• [WRITTEN TASK]:
Give back exactly the lines that run from the beginning of the entries to the line containing "fig = plt.figure(figsize=(W", both included, and nothing else.
***** MATERIAL FOR THE TASK *****
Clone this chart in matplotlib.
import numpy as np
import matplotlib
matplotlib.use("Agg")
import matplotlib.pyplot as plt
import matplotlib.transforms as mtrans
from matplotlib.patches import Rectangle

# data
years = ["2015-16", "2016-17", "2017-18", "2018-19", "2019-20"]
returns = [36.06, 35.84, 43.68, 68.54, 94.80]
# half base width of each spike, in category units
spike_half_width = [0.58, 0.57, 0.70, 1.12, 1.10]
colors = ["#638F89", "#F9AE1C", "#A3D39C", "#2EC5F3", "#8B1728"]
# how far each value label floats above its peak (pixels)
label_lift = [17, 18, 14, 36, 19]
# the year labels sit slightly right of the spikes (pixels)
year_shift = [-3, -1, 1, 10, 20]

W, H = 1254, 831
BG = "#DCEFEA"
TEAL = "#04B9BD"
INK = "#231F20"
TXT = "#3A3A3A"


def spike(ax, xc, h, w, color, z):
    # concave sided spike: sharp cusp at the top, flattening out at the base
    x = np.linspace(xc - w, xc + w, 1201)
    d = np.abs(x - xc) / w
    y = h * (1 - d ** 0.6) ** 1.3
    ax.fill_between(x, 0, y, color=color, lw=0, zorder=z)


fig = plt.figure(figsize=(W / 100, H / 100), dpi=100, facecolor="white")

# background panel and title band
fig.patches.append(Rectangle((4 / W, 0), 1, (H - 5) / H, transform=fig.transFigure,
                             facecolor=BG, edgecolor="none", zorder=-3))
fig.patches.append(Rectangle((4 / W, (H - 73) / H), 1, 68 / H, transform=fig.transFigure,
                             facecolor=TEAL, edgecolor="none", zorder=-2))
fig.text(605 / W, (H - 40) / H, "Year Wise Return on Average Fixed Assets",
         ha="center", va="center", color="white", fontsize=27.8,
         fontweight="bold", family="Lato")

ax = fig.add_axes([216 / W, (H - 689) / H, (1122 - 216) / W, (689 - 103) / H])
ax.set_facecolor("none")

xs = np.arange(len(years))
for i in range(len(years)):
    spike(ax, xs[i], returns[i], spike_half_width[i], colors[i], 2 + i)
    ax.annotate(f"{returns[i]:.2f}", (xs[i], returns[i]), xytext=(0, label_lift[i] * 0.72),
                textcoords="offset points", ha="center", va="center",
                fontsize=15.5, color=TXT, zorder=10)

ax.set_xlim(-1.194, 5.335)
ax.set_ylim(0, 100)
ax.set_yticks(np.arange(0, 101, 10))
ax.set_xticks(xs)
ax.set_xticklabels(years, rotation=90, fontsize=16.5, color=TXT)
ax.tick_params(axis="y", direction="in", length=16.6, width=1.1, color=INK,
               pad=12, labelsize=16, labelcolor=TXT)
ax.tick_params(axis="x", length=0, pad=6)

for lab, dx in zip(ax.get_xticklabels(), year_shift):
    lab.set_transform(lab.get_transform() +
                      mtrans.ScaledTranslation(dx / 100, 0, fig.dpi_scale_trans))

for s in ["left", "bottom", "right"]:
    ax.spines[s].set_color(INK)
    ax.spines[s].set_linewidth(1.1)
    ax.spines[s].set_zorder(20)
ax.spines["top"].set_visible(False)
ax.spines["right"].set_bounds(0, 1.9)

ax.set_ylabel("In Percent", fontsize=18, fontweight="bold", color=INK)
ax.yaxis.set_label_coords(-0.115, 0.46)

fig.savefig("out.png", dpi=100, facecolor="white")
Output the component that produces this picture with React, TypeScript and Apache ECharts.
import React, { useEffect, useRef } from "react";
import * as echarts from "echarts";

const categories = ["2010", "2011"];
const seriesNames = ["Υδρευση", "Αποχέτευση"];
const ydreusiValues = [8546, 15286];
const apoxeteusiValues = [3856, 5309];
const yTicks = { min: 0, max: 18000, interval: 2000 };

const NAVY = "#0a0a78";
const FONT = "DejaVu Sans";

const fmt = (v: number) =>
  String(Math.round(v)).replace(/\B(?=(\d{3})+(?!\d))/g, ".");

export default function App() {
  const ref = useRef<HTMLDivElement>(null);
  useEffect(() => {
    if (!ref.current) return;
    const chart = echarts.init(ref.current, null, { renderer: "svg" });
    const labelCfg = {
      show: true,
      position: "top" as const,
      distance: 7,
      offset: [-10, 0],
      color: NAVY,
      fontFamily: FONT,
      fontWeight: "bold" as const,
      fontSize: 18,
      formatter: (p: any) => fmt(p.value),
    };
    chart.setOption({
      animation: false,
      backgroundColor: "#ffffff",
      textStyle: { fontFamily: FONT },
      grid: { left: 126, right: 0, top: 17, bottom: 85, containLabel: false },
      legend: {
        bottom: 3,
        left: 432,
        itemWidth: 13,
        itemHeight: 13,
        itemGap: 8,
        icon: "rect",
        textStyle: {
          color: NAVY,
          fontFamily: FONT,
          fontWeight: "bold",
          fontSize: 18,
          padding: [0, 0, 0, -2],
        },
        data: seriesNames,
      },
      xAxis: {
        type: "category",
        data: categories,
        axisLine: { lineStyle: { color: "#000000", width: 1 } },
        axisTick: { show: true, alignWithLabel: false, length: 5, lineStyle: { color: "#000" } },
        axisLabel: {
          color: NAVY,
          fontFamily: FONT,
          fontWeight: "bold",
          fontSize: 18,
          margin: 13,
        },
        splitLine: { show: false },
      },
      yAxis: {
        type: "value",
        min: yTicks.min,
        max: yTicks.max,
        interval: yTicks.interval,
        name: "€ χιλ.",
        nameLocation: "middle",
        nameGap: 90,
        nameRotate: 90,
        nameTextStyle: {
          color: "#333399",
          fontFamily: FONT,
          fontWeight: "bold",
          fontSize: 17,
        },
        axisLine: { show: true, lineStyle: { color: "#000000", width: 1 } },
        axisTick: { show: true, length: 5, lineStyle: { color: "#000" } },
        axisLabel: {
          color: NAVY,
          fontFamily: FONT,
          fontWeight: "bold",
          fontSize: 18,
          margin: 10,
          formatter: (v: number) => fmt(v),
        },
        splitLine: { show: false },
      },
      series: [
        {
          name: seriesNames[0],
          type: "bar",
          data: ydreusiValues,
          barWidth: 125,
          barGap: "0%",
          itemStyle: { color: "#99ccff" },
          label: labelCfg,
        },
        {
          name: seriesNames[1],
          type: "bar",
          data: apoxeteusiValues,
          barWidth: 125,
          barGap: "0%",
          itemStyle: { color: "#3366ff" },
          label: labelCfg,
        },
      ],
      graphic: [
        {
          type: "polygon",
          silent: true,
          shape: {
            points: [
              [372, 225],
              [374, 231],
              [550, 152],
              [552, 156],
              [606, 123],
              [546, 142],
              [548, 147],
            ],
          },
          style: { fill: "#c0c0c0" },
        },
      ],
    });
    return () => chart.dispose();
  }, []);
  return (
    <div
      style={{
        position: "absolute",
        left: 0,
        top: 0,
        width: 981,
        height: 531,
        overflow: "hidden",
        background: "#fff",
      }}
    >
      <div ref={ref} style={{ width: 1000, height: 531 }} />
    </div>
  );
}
*****
• [OUTPUT FOR THIS EXERCISE]:
Clone this chart in matplotlib.
import numpy as np
import matplotlib
matplotlib.use("Agg")
import matplotlib.pyplot as plt
import matplotlib.transforms as mtrans
from matplotlib.patches import Rectangle

# data
years = ["2015-16", "2016-17", "2017-18", "2018-19", "2019-20"]
returns = [36.06, 35.84, 43.68, 68.54, 94.80]
# half base width of each spike, in category units
spike_half_width = [0.58, 0.57, 0.70, 1.12, 1.10]
colors = ["#638F89", "#F9AE1C", "#A3D39C", "#2EC5F3", "#8B1728"]
# how far each value label floats above its peak (pixels)
label_lift = [17, 18, 14, 36, 19]
# the year labels sit slightly right of the spikes (pixels)
year_shift = [-3, -1, 1, 10, 20]

W, H = 1254, 831
BG = "#DCEFEA"
TEAL = "#04B9BD"
INK = "#231F20"
TXT = "#3A3A3A"


def spike(ax, xc, h, w, color, z):
    # concave sided spike: sharp cusp at the top, flattening out at the base
    x = np.linspace(xc - w, xc + w, 1201)
    d = np.abs(x - xc) / w
    y = h * (1 - d ** 0.6) ** 1.3
    ax.fill_between(x, 0, y, color=color, lw=0, zorder=z)


fig = plt.figure(figsize=(W / 100, H / 100), dpi=100, facecolor="white")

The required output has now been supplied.